E gli aspetti positivi? Fin da inizio anno, Floris è stato un maestro nell’avvicinarsi a quella Curva che ancora oggi lo stima, e il tecnico carmagnolese ha dimostrato che la passione calcistica di Varese arde ancora (per quanto sia d’attualità ribadire la frase “il calcio a Varese è morto). Non è bastato accenderla: questa stessa passione va coltivata e alimentata continuamente, come fatto ad esempio nell’anno dell’Eccellenza dei record con Giuliano Melosi (presente domenica tra le vecchie glorie biancorosse) in panchina.

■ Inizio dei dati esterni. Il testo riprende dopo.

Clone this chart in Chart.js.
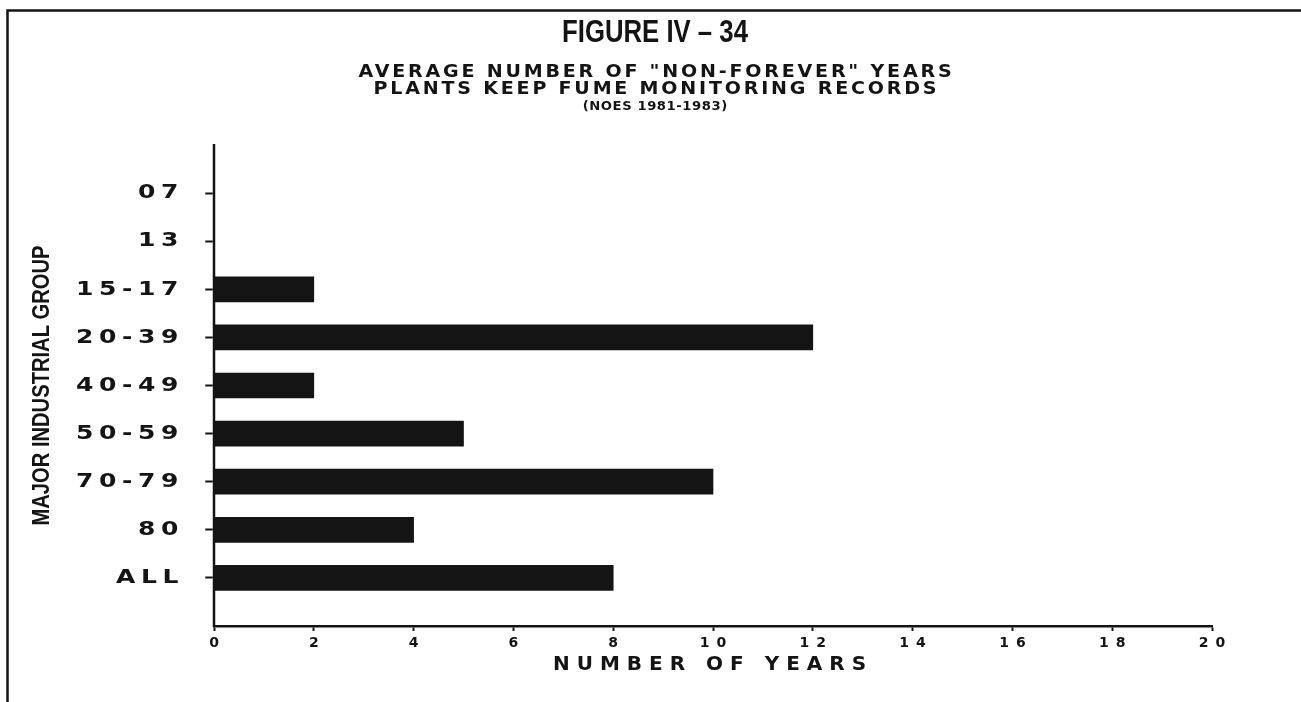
<!DOCTYPE html>
<html><head><meta charset="utf-8">
<script src="https://cdn.jsdelivr.net/npm/chart.js@4/dist/chart.umd.min.js"></script>
<style>html,body{margin:0;padding:0;background:#fff;overflow:hidden}#wrap{width:1301px;height:702px;position:relative;background:#fff}</style>
</head><body><div id="wrap"><canvas id="c" width="1301" height="702"></canvas></div>
<script>
// ---- data ----
const categories = ['07', '13', '15-17', '20-39', '40-49', '50-59', '70-79', '80', 'ALL'];
const years = [0, 0, 2, 12, 2, 5, 10, 4, 8];
const xTickValues = [0, 2, 4, 6, 8, 10, 12, 14, 16, 18, 20];
const figureTitle = 'FIGURE IV \u2013 34';
const subtitleLines = ['AVERAGE NUMBER OF "NON-FOREVER" YEARS', 'PLANTS KEEP FUME MONITORING RECORDS'];
const sourceLine = '(NOES 1981-1983)';
const yAxisTitle = 'MAJOR INDUSTRIAL GROUP';
const xAxisTitle = 'NUMBER OF YEARS';

// pad the category axis with an empty slot at each end (axis runs past first/last group)
const labels = [''].concat(categories, ['']);
const values = [null].concat(years, [null]);

const INK = '#141414';
const Y_SX = 1.25;      // horizontal stretch of y tick lettering (extended face)
const Y_TICK_LS = 4.5;  // letter spacing for y tick labels
const X_LS = 7;         // letter spacing for x labels / title (drawn after bars)

const stylePlugin = {
  id: 'style',
  beforeDraw(chart) {
    const ctx = chart.ctx;
    ctx.save();
    ctx.strokeStyle = INK;
    ctx.lineWidth = 2.5;
    ctx.beginPath();
    ctx.moveTo(7.5, 702);
    ctx.lineTo(7.5, 10.5);
    ctx.lineTo(1301, 10.5);
    ctx.stroke();
    ctx.restore();
    // y scale is drawn before the bars: stretch its lettering about the axis line
    const ax = chart.chartArea.left;
    const d = chart.currentDevicePixelRatio || 1;
    ctx.setTransform(d * Y_SX, 0, 0, d, d * ax * (1 - Y_SX), 0);
    ctx.letterSpacing = Y_TICK_LS + 'px';
  },
  beforeDatasetsDraw(chart) {
    const d = chart.currentDevicePixelRatio || 1;
    chart.ctx.setTransform(d, 0, 0, d, 0, 0);
    chart.ctx.letterSpacing = '0px';
  },
  afterDatasetsDraw(chart) {
    chart.ctx.letterSpacing = X_LS + 'px';
  },
  afterDraw(chart) {
    const ctx = chart.ctx;
    ctx.save();
    ctx.fillStyle = INK;
    ctx.textAlign = 'center';
    ctx.textBaseline = 'alphabetic';
    const cx = 655;
    const put = (txt, font, ls, sx, x, y) => {
      ctx.save();
      ctx.translate(x, y);
      ctx.scale(sx, 1);
      ctx.font = font;
      ctx.letterSpacing = ls + 'px';
      ctx.fillText(txt, ls / 2, 0);
      ctx.restore();
    };
    put(figureTitle, 'bold 31px "Liberation Sans"', 0, 0.83, cx, 42);
    put(subtitleLines[0], 'bold 17px "DejaVu Sans"', 2.5, 1.12, cx, 77);
    put(subtitleLines[1], 'bold 17px "DejaVu Sans"', 2.5, 1.12, cx, 94);
    put(sourceLine, 'bold 12px "DejaVu Sans"', 0.5, 1.1, cx, 110);
    const ys = chart.scales.y;
    ctx.save();
    ctx.translate(49, (ys.top + ys.bottom) / 2);
    ctx.rotate(-Math.PI / 2);
    put(yAxisTitle, 'bold 24px "Liberation Sans"', 0, 0.84, 0, 0);
    ctx.restore();
    ctx.restore();
    ctx.letterSpacing = '0px';
  }
};

new Chart(document.getElementById('c'), {
  type: 'bar',
  data: {
    labels: labels,
    datasets: [{
      data: values,
      backgroundColor: INK,
      borderWidth: 0,
      barThickness: 25
    }]
  },
  options: {
    indexAxis: 'y',
    responsive: false,
    animation: false,
    devicePixelRatio: 1,
    layout: { padding: { top: 145, right: 89, bottom: 0, left: 0 } },
    plugins: { legend: { display: false }, tooltip: { enabled: false }, title: { display: false } },
    scales: {
      y: {
        type: 'category',
        offset: false,
        afterFit(s) { s.width = 214; },
        grid: {
          offset: false,
          drawOnChartArea: false,
          drawTicks: true,
          tickLength: 7,
          tickWidth: 2,
          tickColor: (c) => (c.tick && c.tick.label) ? INK : 'rgba(0,0,0,0)'
        },
        border: { display: true, color: INK, width: 2 },
        ticks: {
          autoSkip: false,
          padding: 17,
          color: INK,
          font: { family: '"DejaVu Sans"', size: 20, weight: 'bold' }
        }
      },
      x: {
        type: 'linear',
        min: 0,
        max: 20,
        afterFit(s) { s.height = 76; },
        afterBuildTicks(s) { s.ticks = xTickValues.map(v => ({ value: v })); },
        grid: {
          drawOnChartArea: false,
          drawTicks: true,
          tickLength: 5,
          tickWidth: 2,
          tickColor: INK,
          z: 1
        },
        border: { display: true, color: INK, width: 2.5, z: 1 },
        ticks: {
          z: 1,
          autoSkip: false,
          maxRotation: 0,
          padding: 4,
          labelOffset: X_LS / 2,
          color: INK,
          font: { family: '"DejaVu Sans"', size: 14, weight: 'bold' }
        },
        title: {
          display: true,
          text: xAxisTitle,
          color: INK,
          padding: { top: 0, bottom: 25 },
          font: { family: '"DejaVu Sans"', size: 20, weight: 'bold' }
        }
      }
    }
  },
  plugins: [stylePlugin]
});
</script>
</body></html>
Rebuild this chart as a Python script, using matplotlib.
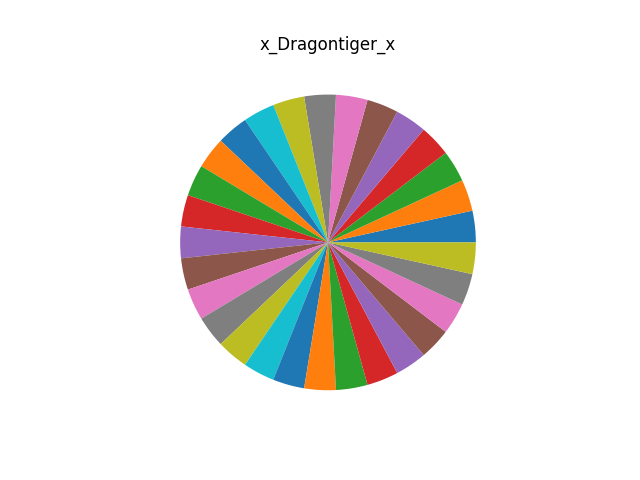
import matplotlib
matplotlib.use('Agg')
import matplotlib.pyplot as plt

# 29 equal slices, no labels
sizes = [1] * 29
title = 'x_Dragontiger_x'

fig, ax = plt.subplots(figsize=(6.4, 4.8), dpi=100)
ax.pie(sizes)
ax.set_title(title)
fig.savefig('out.png')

Ovvio che gli animi ad oggi si siano raffreddati, ma un nuovo progetto (giusto) potrebbe riuscire dove quello di quest’anno ha fallito. E il Varese non cadrà in basso, perché in queste stagioni ha saputo costruire sapientemente le sue fondamenta. Per qualcuno sarà pura retorica, ma aver creato un settore giovanile del genere in così poco tempo è un aspetto veramente da elogiare e, in tal senso, oltre alla famiglia Rosati, i complimenti vanno fatti a Massimo Foghinazzi che ha costruito un piccolo prodigio sull’asse Gavirate-Varese. Se l’Under16 Provinciale porterà a termine il suo campionato con la promozione (e l’attuale primo posto lascia ben sperare), i biancorossi avranno chiuso la stagione con tre titoli giovanili (U18, U17 e U16) e l’anno prossimo potranno contare su un’intera Agonistica Regionale (tra cui due categorie Elite in U17 e U15). Semi per il futuro, certo, ma comunque importanti, così come è importate aver ultimato il Centro Sportivo delle Bustecche che splende di biancorosso giorno dopo giorno.

Ultimo, ma non meno importante (tornando alla Serie D), la squadra. Come ribadito in precedenza il Varese costruito da Floris e Montanaro era la più forte sulla carta. È mancato qualcosa? Sì, ma ciò non significa che tutto debba essere distrutto e gli ultimi mesi non possono (e non devono) cancellare la bontà del progetto tecnico. Da molti di questi giocatori, anche da chi ha performato meno, si dovrà ripartire con una nuova guida più esperta e più salda, per provare a vincere la Serie D 2025/26 che già oggi si profila come molto più impegnativa rispetto a quella di quest’anno. Sfida che il Varese Football Club che sta per nascere è pronto a intraprendere.